#### Stored records
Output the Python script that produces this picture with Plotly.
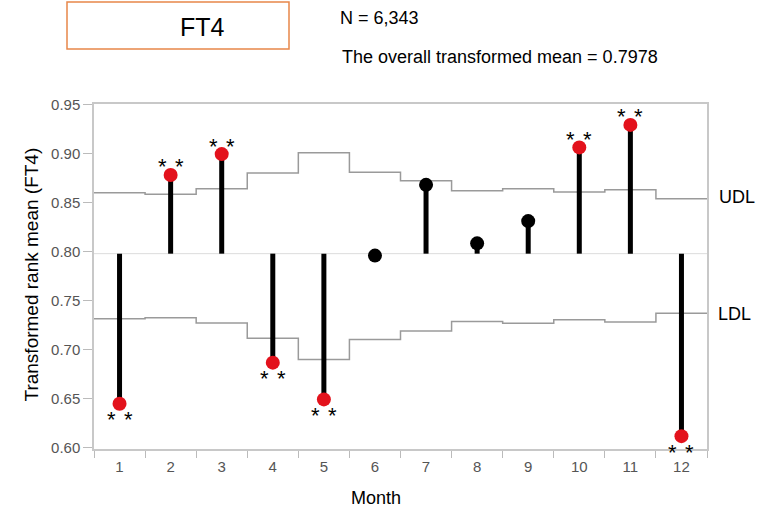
import plotly.graph_objects as go

months = list(range(1, 13))
month_labels = [str(m) for m in months]
means = [0.6447, 0.8781, 0.8994, 0.6866, 0.6491, 0.7958, 0.8680, 0.8083, 0.8310, 0.9062, 0.9292, 0.6116]
udl = [0.8599, 0.8583, 0.8640, 0.8800, 0.9008, 0.8809, 0.8723, 0.8620, 0.8640, 0.8606, 0.8630, 0.8538]
ldl = [0.7314, 0.7324, 0.7270, 0.7115, 0.6899, 0.7101, 0.7189, 0.7287, 0.7267, 0.7304, 0.7280, 0.7371]
significant = [True, True, True, True, True, False, False, False, False, True, True, True]
overall_mean = 0.7978
n_total = "6,343"
y_ticks = [0.60, 0.65, 0.70, 0.75, 0.80, 0.85, 0.90, 0.95]

FONT = "Liberation Sans, Arial, sans-serif"
RED = "#E3121C"

fig = go.Figure()

# step limits
step_x = [m - 0.5 for m in months] + [months[-1] + 0.5]
fig.add_trace(go.Scatter(x=step_x, y=udl + [udl[-1]], mode="lines", line=dict(color="#9a9a9a", width=1.5, shape="hv"),
                         hoverinfo="skip", showlegend=False))
fig.add_trace(go.Scatter(x=step_x, y=ldl + [ldl[-1]], mode="lines", line=dict(color="#9a9a9a", width=1.5, shape="hv"),
                         hoverinfo="skip", showlegend=False))

# stems
sx, sy = [], []
for m, v in zip(months, means):
    sx += [m, m, None]
    sy += [overall_mean, v, None]
fig.add_trace(go.Scatter(x=sx, y=sy, mode="lines", line=dict(color="black", width=5), showlegend=False, hoverinfo="skip"))

# points
colors = [RED if s else "black" for s in significant]
fig.add_trace(go.Scatter(x=months, y=means, mode="markers",
                         marker=dict(color=colors, size=14, line=dict(width=0)), showlegend=False))

annotations = []
for m, v, s in zip(months, means, significant):
    if not s:
        continue
    above = v > overall_mean
    ys = 8 if above else -16
    for xs in (-8.5, 8.5):
        annotations.append(dict(x=m, y=v, xref="x", yref="y", text="*", showarrow=False,
                                xshift=xs, yshift=ys, font=dict(family=FONT, size=22, color="black")))

# header
annotations += [
    dict(x=178, y=509 - 27, xref="paper", yref="paper", text="FT4", showarrow=False),
    dict(x=338, y=509 - 18, xref="paper", yref="paper", text="N = " + n_total, showarrow=False, xanchor="left"),
    dict(x=340, y=509 - 57, xref="paper", yref="paper", text="The overall transformed mean = " + str(overall_mean),
         showarrow=False, xanchor="left"),
    dict(x=717, y=509 - 197, xref="paper", yref="paper", text="UDL", showarrow=False, xanchor="left"),
    dict(x=716, y=509 - 314, xref="paper", yref="paper", text="LDL", showarrow=False, xanchor="left"),
    dict(x=376, y=509 - 498, xref="paper", yref="paper", text="Month", showarrow=False),
    dict(x=18, y=509 - 275, xref="paper", yref="paper", text="Transformed rank mean (FT4)", showarrow=False, textangle=-90),
]

# convert pixel-specified paper annotations
L, R, T, B = 94, 50, 104, 60
W, H = 757, 509
pw, ph = W - L - R, H - T - B
sizes = {"FT4": 25, "UDL": 18, "LDL": 18, "Month": 18, "Transformed rank mean (FT4)": 19}
for a in annotations:
    if a.get("xref") == "paper":
        a["x"] = (a["x"] - L) / pw
        a["y"] = (a["y"] - B) / ph
        a["yanchor"] = "middle"
        size = sizes.get(a["text"], 18)
        a["font"] = dict(family=FONT, size=size, color="black")

fig.update_layout(
    width=W, height=H,
    margin=dict(l=L, r=R, t=T, b=B),
    paper_bgcolor="white", plot_bgcolor="white",
    annotations=annotations,
    shapes=[
        dict(type="line", xref="paper", yref="y", x0=0, x1=1, y0=overall_mean, y1=overall_mean,
             line=dict(color="#dcdcdc", width=1), layer="below"),
        dict(type="rect", xref="paper", yref="paper",
             x0=(67 - L) / pw, x1=(289 - L) / pw, y0=(H - 49 - B) / ph, y1=(H - 2 - B) / ph,
             line=dict(color="#E8874A", width=1.5), fillcolor="white"),
    ],
)

fig.update_xaxes(range=[0.5, 12.5], tickvals=months, ticktext=month_labels,
                 ticks="outside", ticklen=3, tickcolor="rgba(0,0,0,0)",
                 minor=dict(tickvals=step_x, ticks="outside", ticklen=7, tickcolor="#bbbbbb", tickwidth=1),
                 showgrid=False, zeroline=False, showline=True, linecolor="#c8c8c8", linewidth=1.5, mirror=True,
                 tickfont=dict(family=FONT, size=15, color="#555555"))
fig.update_yaxes(range=[0.5985, 0.9505], tickvals=y_ticks, tickformat=".2f",
                 ticks="outside", ticklen=9, tickcolor="#bbbbbb",
                 showgrid=False, zeroline=False, showline=True, linecolor="#c8c8c8", linewidth=1.5, mirror=True,
                 tickfont=dict(family=FONT, size=15, color="#555555"))

fig.write_html("out.html", config={"displayModeBar": False}, post_script="document.body.style.margin='0';")
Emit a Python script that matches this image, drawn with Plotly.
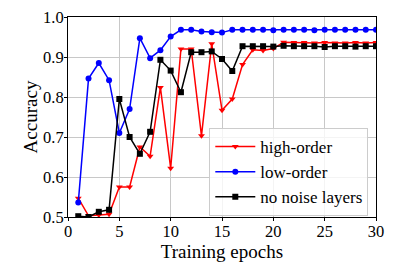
import plotly.graph_objects as go

epochs = list(range(1, 31))
high_order = [0.547, 0.503, 0.505, 0.507, 0.575, 0.575, 0.675, 0.652, 0.824, 0.622,
              0.920, 0.920, 0.703, 0.933, 0.767, 0.795, 0.881, 0.918, 0.916, 0.921,
              0.937, 0.936, 0.936, 0.935, 0.936, 0.935, 0.935, 0.936, 0.935, 0.936]
low_order = [0.536, 0.846, 0.885, 0.842, 0.710, 0.770, 0.947, 0.897, 0.917, 0.951,
             0.968, 0.968, 0.964, 0.962, 0.961, 0.968, 0.968, 0.968, 0.968, 0.967,
             0.968, 0.968, 0.968, 0.967, 0.968, 0.968, 0.968, 0.968, 0.968, 0.968]
no_noise = [0.502, 0.500, 0.513, 0.518, 0.795, 0.700, 0.658, 0.713, 0.893, 0.866,
            0.812, 0.912, 0.912, 0.914, 0.895, 0.865, 0.927, 0.927, 0.927, 0.926,
            0.928, 0.927, 0.927, 0.927, 0.925, 0.927, 0.927, 0.926, 0.927, 0.927]

series = [
    ("high-order", high_order, "#ff0000", "triangle-down"),
    ("low-order", low_order, "#0000ff", "circle"),
    ("no noise layers", no_noise, "#000000", "square"),
]

fig = go.Figure()
for name, vals, color, sym in series:
    fig.add_trace(go.Scatter(
        x=epochs, y=vals, name=name, mode="lines+markers",
        line=dict(color=color, width=1.5),
        marker=dict(color=color, symbol=sym, size=6),
    ))

font = "Liberation Serif"
fig.update_layout(
    width=409, height=257,
    margin=dict(l=60, r=41, t=9, b=48, pad=0),
    paper_bgcolor="white", plot_bgcolor="white",
    font=dict(family=font, size=17, color="black"),
    showlegend=True,
    legend=dict(x=0.975, y=0.005, xanchor="right", yanchor="bottom",
                bordercolor="#cccccc", borderwidth=1, bgcolor="rgba(255,255,255,0.8)",
                font=dict(family=font, size=17), tracegroupgap=0,
                itemwidth=40),
)
fig.update_xaxes(
    range=[0, 30], tickvals=[0, 5, 10, 15, 20, 25, 30],
    showgrid=True, gridcolor="#c8c8c8", gridwidth=1,
    showline=True, linecolor="black", linewidth=1, mirror=True,
    ticks="outside", ticklen=3, tickcolor="black", automargin=False,
    ticklabelstandoff=-4, ticklabeloverflow="allow",
    title=dict(text="Training epochs", font=dict(family=font, size=19), standoff=0),
    tickfont=dict(family=font, size=16.5), zeroline=False,
)
fig.update_yaxes(
    range=[0.5, 1.0], tickvals=[0.5, 0.6, 0.7, 0.8, 0.9, 1.0],
    ticktext=["0.5", "0.6", "0.7", "0.8", "0.9", "1.0"],
    showgrid=True, gridcolor="#c8c8c8", gridwidth=1,
    showline=True, linecolor="black", linewidth=1, mirror=True,
    ticks="outside", ticklen=3, tickcolor="black", automargin=False,
    ticklabelstandoff=-3, ticklabeloverflow="allow",
    title=dict(text="Accuracy", font=dict(family=font, size=19), standoff=0),
    tickfont=dict(family=font, size=16.5), zeroline=False,
)
fig.write_html("out.html")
########
Stated goal:
Above are the records. Print exactly the lines from the one containing "Emit a Python" to the one containing "0.926, 0.927, 0.927]", both included, and nothing else; pictures are excluded.

Response to this exercise:
Emit a Python script that matches this image, drawn with Plotly.
import plotly.graph_objects as go

epochs = list(range(1, 31))
high_order = [0.547, 0.503, 0.505, 0.507, 0.575, 0.575, 0.675, 0.652, 0.824, 0.622,
              0.920, 0.920, 0.703, 0.933, 0.767, 0.795, 0.881, 0.918, 0.916, 0.921,
              0.937, 0.936, 0.936, 0.935, 0.936, 0.935, 0.935, 0.936, 0.935, 0.936]
low_order = [0.536, 0.846, 0.885, 0.842, 0.710, 0.770, 0.947, 0.897, 0.917, 0.951,
             0.968, 0.968, 0.964, 0.962, 0.961, 0.968, 0.968, 0.968, 0.968, 0.967,
             0.968, 0.968, 0.968, 0.967, 0.968, 0.968, 0.968, 0.968, 0.968, 0.968]
no_noise = [0.502, 0.500, 0.513, 0.518, 0.795, 0.700, 0.658, 0.713, 0.893, 0.866,
            0.812, 0.912, 0.912, 0.914, 0.895, 0.865, 0.927, 0.927, 0.927, 0.926,
            0.928, 0.927, 0.927, 0.927, 0.925, 0.927, 0.927, 0.926, 0.927, 0.927]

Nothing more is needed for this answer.